もともと3歳からピアノをやっていて音楽が大好きだったのですが、音楽で食べていくって大変じゃないですか。それでいろいろ考えてナムコというゲーム会社に入ったんです。ナムコのサウンド・チームの少し先輩に、砂原良徳さんやKIRINJIの堀込高樹さんなどがいらっしゃいます。ナムコで働きながらデモテープを作ってレコード会社などに送っていたのですが、その中で坂本龍一さんに聴いていただく機会があってご縁ができました。最初はけんもほろろに断られたのですが、ご本人の直メアドをゲットしたので(笑)、気合を入れてデモを送ったんです。それが『青い蝶』の1曲目に入っている「Asian Flower」で、坂本さんからは「これはいい曲だね」と褒めていただき、共演していただきました。それがきっかけで本格的に音楽活動をスタートしたという経緯です。

――これまでのアルバムはすごくヴァラエティに富んでいますね。

ただ、自分の中で分け隔てはないですね。絵画で言うと、描きたいものによって絵筆を変えているという感覚で、あとは描きたいと思う世界を作り上げていきます。コンセプトやストーリーありきで作っていくというのは、過去のどの作品も同じですね。

――その観点で聴くと、一本しっかりと筋が通っていると思います。これだけゲストがいてもそっちに引っ張られている感覚がないですよね。

それは、どのアルバムにも伝えたいことが一貫してあるからだと思います。例えば少し毛色が違うように見える2010年の『African Mode』も、アフリカの人口や環境の問題を意識していたのですが、それも今回のアルバムのテーマとリンクしているし、どの作品も描きたいことは一貫しているつもりなんです。

――ということは今回の『すばらしい新世界 ~RELAX WORLD~』も、ひとつの流れの中で生まれたということですよね。

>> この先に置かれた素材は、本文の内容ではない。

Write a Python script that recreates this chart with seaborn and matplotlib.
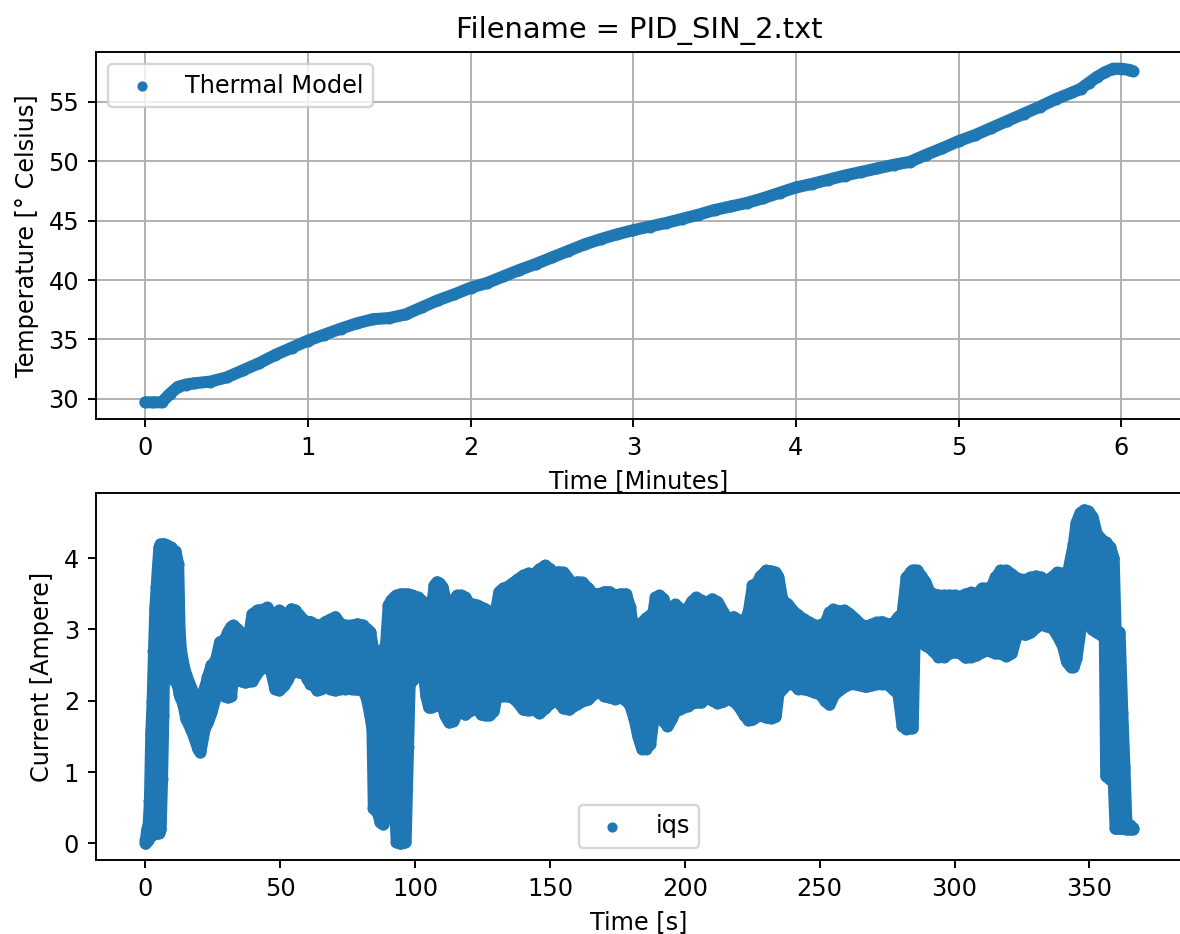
import numpy as np
import matplotlib
matplotlib.use("Agg")
import matplotlib.pyplot as plt
import seaborn as sns

# ---------------- data ----------------
title_text = "Filename = PID_SIN_2.txt"

time_min = [0.00, 0.05, 0.10, 0.15, 0.20, 0.25, 0.30, 0.40, 0.50, 0.60,
            0.70, 0.80, 0.90, 1.00, 1.10, 1.20, 1.30, 1.40, 1.50, 1.60,
            1.70, 1.80, 1.90, 2.00, 2.10, 2.20, 2.30, 2.40, 2.50, 2.60,
            2.70, 2.80, 2.90, 3.00, 3.10, 3.20, 3.30, 3.40, 3.50, 3.60,
            3.70, 3.80, 3.90, 4.00, 4.10, 4.20, 4.30, 4.40, 4.50, 4.60,
            4.70, 4.80, 4.90, 5.00, 5.10, 5.20, 5.30, 5.40, 5.50, 5.60,
            5.70, 5.75, 5.80, 5.85, 5.90, 5.95, 6.00, 6.05, 6.07]
temp_c = [29.7, 29.7, 29.7, 30.4, 31.0, 31.2, 31.3, 31.45, 31.8, 32.4,
          33.0, 33.7, 34.3, 34.9, 35.4, 35.9, 36.35, 36.7, 36.8, 37.1,
          37.7, 38.3, 38.8, 39.35, 39.75, 40.3, 40.85, 41.35, 41.9, 42.45,
          43.0, 43.45, 43.85, 44.2, 44.5, 44.8, 45.15, 45.5, 45.9, 46.2,
          46.5, 46.9, 47.35, 47.8, 48.1, 48.45, 48.8, 49.1, 49.4, 49.7,
          49.95, 50.55, 51.1, 51.7, 52.2, 52.8, 53.4, 54.0, 54.6, 55.25,
          55.8, 56.1, 56.6, 57.1, 57.5, 57.8, 57.8, 57.7, 57.6]

# iqs current: time [s], lower and upper extent of the oscillation band
time_s = [0.0, 0.5, 1.0, 1.5, 2.0, 2.5, 3.0, 3.5, 4.0, 4.5, 5.0, 5.5, 6.0, 6.5,
          7.0, 8.0, 9.0, 9.5, 10.0, 11.0, 12.0, 12.5, 13.0, 14.0, 15.0, 17.0,
          18.0, 19.4, 20.2, 21.8, 23.0, 24.3, 26.0, 27.5, 29.2, 30.5, 31.6,
          32.5, 34.0, 35.5, 37.0, 38.5, 39.5, 41.5, 44.0, 45.0, 46.4, 48.0,
          49.5, 51.3, 52.5, 54.0, 55.5, 57.0, 58.6, 60.0, 61.1, 62.5, 63.5,
          65.0, 66.5, 68.5, 70.3, 72.1, 74.0, 76.5, 78.5, 80.5, 82.0, 83.2,
          84.0, 84.5, 86.0, 87.0, 88.0, 89.0, 90.0, 91.0, 92.0, 93.0, 94.5,
          96.3, 97.2, 97.8, 99.0, 101.0, 103.0, 104.0, 105.0, 106.0, 107.0,
          108.0, 109.0, 110.0, 111.0, 112.5, 114.0, 115.5, 117.0, 118.5,
          120.0, 121.5, 123.0, 124.5, 126.0, 127.5, 129.0, 130.0, 131.0,
          132.5, 134.0, 136.0, 138.0, 140.0, 142.0, 144.0, 146.0, 148.0,
          150.0, 151.5, 153.0, 155.0, 157.0, 158.5, 160.0, 162.0, 164.0,
          166.0, 168.0, 170.0, 172.0, 174.0, 176.0, 178.0, 179.5, 181.2,
          182.5, 184.0, 185.5, 187.0, 188.0, 189.0, 190.5, 192.0, 193.5,
          195.0, 196.5, 198.0, 200.0, 201.0, 202.5, 204.0, 206.0, 208.0,
          210.0, 212.0, 214.0, 216.0, 218.0, 220.0, 222.0, 223.5, 225.0,
          226.5, 228.0, 230.0, 232.0, 233.5, 234.5, 236.0, 238.0, 240.0,
          242.0, 244.0, 246.0, 248.0, 250.0, 252.0, 253.5, 255.0, 257.0,
          259.0, 261.0, 263.0, 265.0, 267.0, 269.0, 271.0, 273.0, 275.0,
          277.0, 279.0, 280.5, 282.0, 283.5, 284.3, 285.0, 286.0, 287.5,
          289.0, 290.5, 292.0, 294.0, 296.0, 298.0, 300.0, 302.0, 304.0,
          306.0, 308.0, 310.0, 311.5, 313.0, 315.0, 317.0, 319.0, 321.0,
          322.5, 324.0, 326.0, 328.0, 330.0, 332.0, 334.0, 336.0, 338.0,
          340.0, 341.5, 343.0, 344.0, 345.0, 346.5, 348.0, 349.5, 351.0,
          352.5, 354.0, 355.5, 356.0, 357.5, 358.8, 359.5, 361.0, 362.0,
          362.8, 363.5, 365.0, 366.0]
iqs_low = [0.0, 0.03, 0.05, 0.1, 0.12, 0.12, 0.13, 0.14, 0.15, 0.15, 0.15, 0.2,
           0.9, 1.8, 3.3, 3.35, 3.35, 2.55, 2.3, 2.3, 2.2, 2.1, 2.05, 1.94,
           1.75, 1.59, 1.49, 1.33, 1.28, 1.61, 1.7, 1.84, 2.07, 2.2, 2.07,
           2.05, 2.07, 2.4, 2.35, 2.28, 2.26, 2.28, 2.28, 2.4, 2.5, 2.48,
           2.43, 2.17, 2.15, 2.22, 2.29, 2.4, 2.45, 2.4, 2.4, 2.31, 2.24,
           2.22, 2.15, 2.17, 2.35, 2.17, 2.15, 2.17, 2.17, 2.17, 2.16, 2.17,
           2.03, 1.8, 1.61, 0.49, 0.44, 0.3, 0.27, 0.39, 0.53, 0.58, 0.77,
           0.02, 0.0, 0.02, 1.35, 2.24, 2.29, 2.38, 2.4, 2.07, 1.91, 1.91,
           1.93, 2.07, 2.3, 1.93, 1.8, 1.7, 1.72, 1.84, 1.86, 1.81, 1.86,
           1.88, 1.91, 1.81, 1.8, 1.8, 1.86, 2.07, 2.07, 2.07, 2.07, 2.05,
           1.98, 1.88, 1.87, 1.88, 1.83, 1.9, 1.97, 2.0, 1.98, 1.9, 1.88,
           1.93, 1.96, 2.0, 2.02, 2.1, 2.13, 2.07, 2.05, 2.03, 2.05, 2.01,
           1.95, 1.75, 1.51, 1.33, 1.33, 1.4, 1.7, 1.8, 1.84, 1.72, 1.65,
           1.75, 1.88, 1.88, 1.92, 1.93, 1.97, 1.98, 1.98, 2.05, 2.01, 1.97,
           1.99, 2.04, 2.0, 1.92, 1.8, 1.73, 1.74, 1.78, 1.8, 1.77, 1.76,
           1.78, 2.1, 2.17, 2.24, 2.24, 2.17, 2.17, 2.15, 2.12, 2.1, 2.0,
           1.95, 2.08, 2.15, 2.2, 2.24, 2.24, 2.22, 2.2, 2.22, 2.24, 2.24,
           2.24, 2.17, 2.1, 1.65, 1.61, 1.62, 1.62, 2.88, 2.85, 2.84, 2.78,
           2.75, 2.7, 2.62, 2.62, 2.67, 2.69, 2.67, 2.61, 2.62, 2.64, 2.69,
           2.73, 2.7, 2.67, 2.67, 2.63, 2.67, 2.88, 2.97, 2.93, 2.96, 3.03,
           3.08, 3.05, 3.03, 2.92, 2.77, 2.55, 2.48, 2.48, 2.6, 3.0, 3.25,
           3.1, 3.0, 2.97, 2.93, 2.9, 0.95, 0.9, 0.88, 0.21, 0.21, 0.21,
           0.21, 0.2, 0.2, 0.2]
iqs_high = [0.05, 0.2, 0.25, 0.6, 1.55, 2.0, 2.7, 3.3, 3.6, 3.9, 4.15, 4.2,
            4.2, 4.2, 4.2, 4.18, 4.15, 4.15, 4.12, 4.1, 3.92, 3.0, 2.72, 2.5,
            2.36, 2.17, 2.08, 1.96, 1.93, 2.17, 2.33, 2.5, 2.57, 2.83, 2.85,
            2.97, 3.04, 3.06, 3.01, 2.94, 2.92, 2.97, 3.22, 3.27, 3.29, 3.31,
            3.24, 3.22, 3.27, 3.22, 3.2, 3.29, 3.27, 3.2, 3.13, 3.11, 3.11,
            3.08, 3.06, 3.06, 3.11, 3.14, 3.18, 3.08, 3.06, 3.06, 3.08, 3.06,
            3.01, 2.97, 2.78, 2.69, 2.66, 2.69, 2.71, 2.78, 3.34, 3.41, 3.45,
            3.48, 3.5, 3.5, 3.5, 3.49, 3.48, 3.45, 3.39, 3.32, 3.29, 3.29,
            3.62, 3.67, 3.65, 3.6, 3.43, 3.39, 3.41, 3.48, 3.48, 3.45, 3.36,
            3.35, 3.34, 3.31, 3.29, 3.22, 3.2, 3.31, 3.53, 3.58, 3.6, 3.65,
            3.71, 3.76, 3.79, 3.78, 3.85, 3.9, 3.85, 3.68, 3.81, 3.8, 3.7,
            3.58, 3.67, 3.66, 3.58, 3.5, 3.5, 3.53, 3.53, 3.48, 3.5, 3.5,
            3.32, 2.87, 3.0, 3.1, 3.16, 3.2, 3.2, 3.45, 3.48, 3.43, 3.2,
            3.32, 3.35, 3.3, 3.22, 3.3, 3.4, 3.45, 3.41, 3.38, 3.43, 3.39,
            3.25, 3.13, 3.18, 3.13, 3.11, 3.25, 3.62, 3.65, 3.75, 3.83, 3.82,
            3.8, 3.74, 3.41, 3.36, 3.26, 3.2, 3.14, 3.1, 3.06, 3.06, 3.1,
            3.24, 3.28, 3.26, 3.27, 3.22, 3.15, 3.08, 3.04, 3.07, 3.1, 3.11,
            3.08, 3.08, 3.18, 3.22, 3.73, 3.8, 3.83, 3.83, 3.83, 3.75, 3.67,
            3.53, 3.5, 3.48, 3.48, 3.48, 3.48, 3.46, 3.5, 3.52, 3.49, 3.58,
            3.58, 3.55, 3.73, 3.83, 3.83, 3.78, 3.73, 3.71, 3.7, 3.73, 3.75,
            3.73, 3.68, 3.74, 3.8, 3.79, 3.72, 4.02, 4.2, 4.5, 4.64, 4.68,
            4.66, 4.58, 4.35, 4.28, 4.23, 4.22, 4.16, 4.0, 3.0, 2.96, 1.83,
            1.07, 0.3, 0.25, 0.22]

labels_top = ("Time [Minutes]", "Temperature [° Celsius]", "Thermal Model")
labels_bot = ("Time [s]", "Current [Ampere]", "iqs")

# ---------------- drawing ----------------
color = "#1f77b4"
DPI = 173
fig = plt.figure(figsize=(1180 / DPI, 934 / DPI), dpi=DPI)
W, H = 1180.0, 934.0
left_px, right_px = 96, 1182
ax1 = fig.add_axes([left_px / W, 1 - 419 / H, (right_px - left_px) / W, 367 / H])
ax2 = fig.add_axes([left_px / W, 1 - 860 / H, (right_px - left_px) / W, 367 / H])

band_lw = 5.0          # points, roughly the dot diameter
dot_area = 25          # points^2

# top: thermal model
sns.lineplot(x=time_min, y=temp_c, ax=ax1, color=color, linewidth=band_lw,
             sort=False, estimator=None, solid_capstyle="round")
sns.scatterplot(x=time_min, y=temp_c, ax=ax1, color=color, s=dot_area,
                linewidth=0, label=labels_top[2], zorder=3)
ax1.grid(True, color="#b0b0b0", linewidth=0.8)
ax1.set_axisbelow(True)
ax1.set_xlabel(labels_top[0])
ax1.set_ylabel(labels_top[1])
ax1.set_title(title_text)
ax1.legend(loc="upper left", markerscale=0.85)

# bottom: iqs current band
ax2.fill_between(time_s, iqs_low, iqs_high,
                 facecolor=color, edgecolor=color, linewidth=band_lw,
                 joinstyle="round")
sns.scatterplot(x=time_s, y=iqs_high, ax=ax2, color=color, s=dot_area,
                linewidth=0, label=labels_bot[2], zorder=3)
sns.scatterplot(x=time_s, y=iqs_low, ax=ax2, color=color, s=dot_area,
                linewidth=0, zorder=3)
ax2.set_xlabel(labels_bot[0])
ax2.set_ylabel(labels_bot[1])
ax2.legend(loc="lower center", markerscale=0.85)

for ax in (ax1, ax2):
    ax.margins(x=0.05, y=0.05)
    ax.spines["right"].set_visible(False)

fig.savefig("out.png", dpi=DPI)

『青い蝶』からひとつのピリオドというイメージです。ピリオドということは新しいスタートでもありますね。終わりでもあり始まりでもあるというか。

――9月22日には続編『すばらしい新世界~宇宙の旅編~』もリリースされることが決まっています。

『すばらしい新世界 ~RELAX WORLD~』は、自分でストーリーを作って架空の映画に仕上げたというイメージなのですが、続編の『すばらしい新世界~宇宙の旅編~』のほうは、できあがった映画のサウンドトラックを作り上げたという感覚です。ちょっと説明が難しいのですが(笑)。

――かなり壮大な作品ですね。たしかに映画と並べてもおかしくないエンタテインメントに仕上がっているのではないかと感じます。とはいえ、仰々しいわけでもなく肩肘張った感覚もなく、とても癒やされるポップ作品ですね。

副題にもある“RELAX WORLD”がまさにその意味なんですよ。音楽というのはもともと癒されるものだし、自分自身がビジネスとして眠りや癒しのための音楽も作っています。そのあたりも自分の活動の中では地続きなので、『すばらしい新世界 ~RELAX WORLD~』を聴いて心地良く感じてもらえるのならとても嬉しいですね。